Experimental Characteriza­tion and Modeling

Modeling inelastic material behavior is a key aspect of the professorship. For solving engineering problems the phenomenological modeling within continuum mechanics is productive and has been applied successfully. The specific properties of a material probe to act on thermal, magnetic, electric and mechanical loads are considered by constitutive equations which influence the structural behavior. The material parameters have to be identified with the aid of an experimental characterization.

Experimental Characterization

First step of material modeling reads the task to find out to which material family a material probe belongs, either solids, fluids or yield stress fluids. In few of describing the material behavior it is also useful to classify the material behavior in one of the material classes elasticity, plasticity, viscoelasticity or viscoplasticity. Classification criteria are the equilibrium relation and rate-dependent effects. In order to classify material behavior characterization experiments are performed. Rate-dependent effects can be properly studied by monotonic experiments with different strain rates and relaxation experiments. Additionally, the investigation of directional properties are important for anisotropic materials.

The experimental investigation of material behavior is done at the professorship with concerted measurement equipment. The influence of local inhomogeneous effects on the global material response makes optical measurement technique necessary.
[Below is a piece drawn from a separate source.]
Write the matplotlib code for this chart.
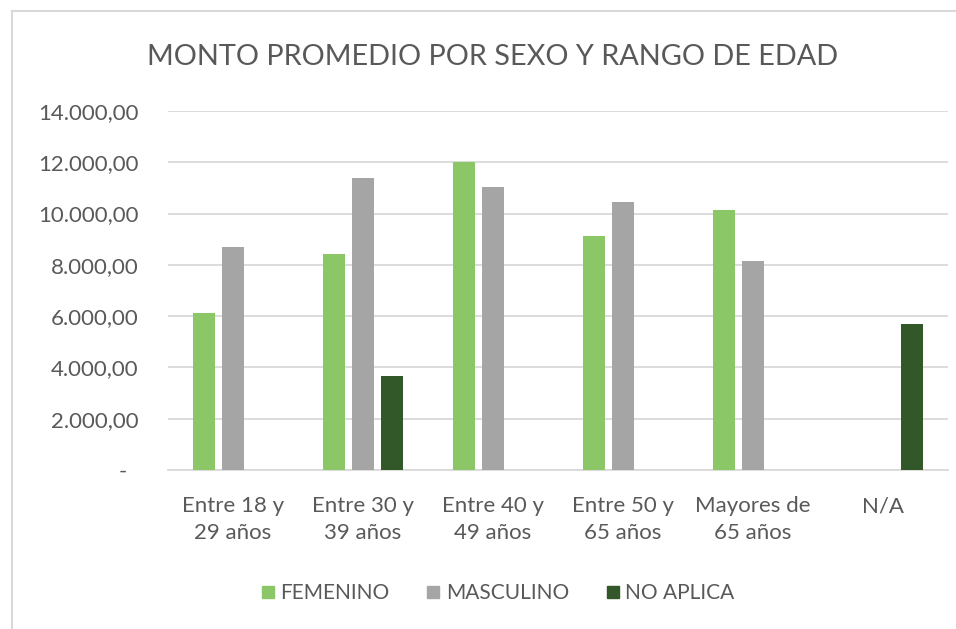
import numpy as np
import matplotlib
matplotlib.use('Agg')
import matplotlib.pyplot as plt
from matplotlib.lines import Line2D

# data
categories = ['Entre 18 y\n29 años', 'Entre 30 y\n39 años', 'Entre 40 y\n49 años',
              'Entre 50 y\n65 años', 'Mayores de\n65 años', 'N/A']
series_names = ['FEMENINO', 'MASCULINO', 'NO APLICA']
femenino = [6130, 8420, 12010, 9110, 10130, 0]
masculino = [8690, 11400, 11050, 10460, 8160, 0]
no_aplica = [0, 3680, 0, 0, 0, 5710]
yticks = [0, 2000, 4000, 6000, 8000, 10000, 12000, 14000]

colors = ['#8BC766', '#A5A5A5', '#325728']
text_color = '#595959'

plt.rcParams['font.family'] = ['Lato', 'DejaVu Sans']


def fmt_money(v):
    # accounting style: 12.000,00 and a dash for zero
    if v == 0:
        return '-  '
    s = '{:,.2f}'.format(v)
    return s.replace(',', 'X').replace('.', ',').replace('X', '.')


fig = plt.figure(figsize=(9.56, 6.29), dpi=100)
ax = fig.add_axes([168 / 956, 1 - 470 / 629, 780 / 956, 359 / 629])

x = np.arange(len(categories))
width = 0.17
step = 0.223
for i, (name, vals) in enumerate(zip(series_names, [femenino, masculino, no_aplica])):
    ax.bar(x + (i - 1) * step, vals, width, color=colors[i], label=name, zorder=3)

ax.set_xlim(-0.5, len(categories) - 0.5)
ax.set_ylim(0, 14000)
ax.set_yticks(yticks)
ax.set_yticklabels([fmt_money(v) for v in yticks])
ax.set_xticks(x)
ax.set_xticklabels(categories, linespacing=1.4)
ax.tick_params(axis='both', length=0, labelsize=16, colors=text_color)
ax.tick_params(axis='x', pad=19)
ax.tick_params(axis='y', pad=21)

ax.yaxis.grid(True, color='#D9D9D9', linewidth=1.3, zorder=0)
for side in ['top', 'right', 'left']:
    ax.spines[side].set_visible(False)
ax.spines['bottom'].set_color('#D9D9D9')
ax.spines['bottom'].set_linewidth(1.3)

fig.text(493 / 956, 1 - 57 / 629, 'MONTO PROMEDIO POR SEXO Y RANGO DE EDAD',
         ha='center', va='center', fontsize=20.8, color=text_color)

handles = [Line2D([], [], marker='s', linestyle='', markersize=9, color=c) for c in colors]
fig.legend(handles, series_names, loc='center', bbox_to_anchor=(496 / 956, 1 - 593 / 629),
           ncol=3, frameon=False, fontsize=15, labelcolor=text_color,
           handletextpad=0.1, columnspacing=1.6, handlelength=1.0)

# chart area border (only top and left visible in the crop)
fig.add_artist(Line2D([12 / 956, 12 / 956], [0, 1 - 11 / 629], transform=fig.transFigure,
                      color='#D9D9D9', linewidth=1.5))
fig.add_artist(Line2D([12 / 956, 1], [1 - 11 / 629, 1 - 11 / 629], transform=fig.transFigure,
                      color='#D9D9D9', linewidth=1.5))

fig.savefig('out.png', dpi=100)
Continuum Material Modeling

Subsequent to the experimental characterization applies the modeling process. A two step phenomenological modeling strategy on the basis of characterization experiments has been developed as powerful method. In the first step rheological models are connected to a one-dimensional material model which is able to reproduce all the measured material phenomena. Afterwards, three dimensional constitutive equations are derived with the aid of a thermodynamical consistent generalization considering directional properties. Modeling process closes with material parameters identification.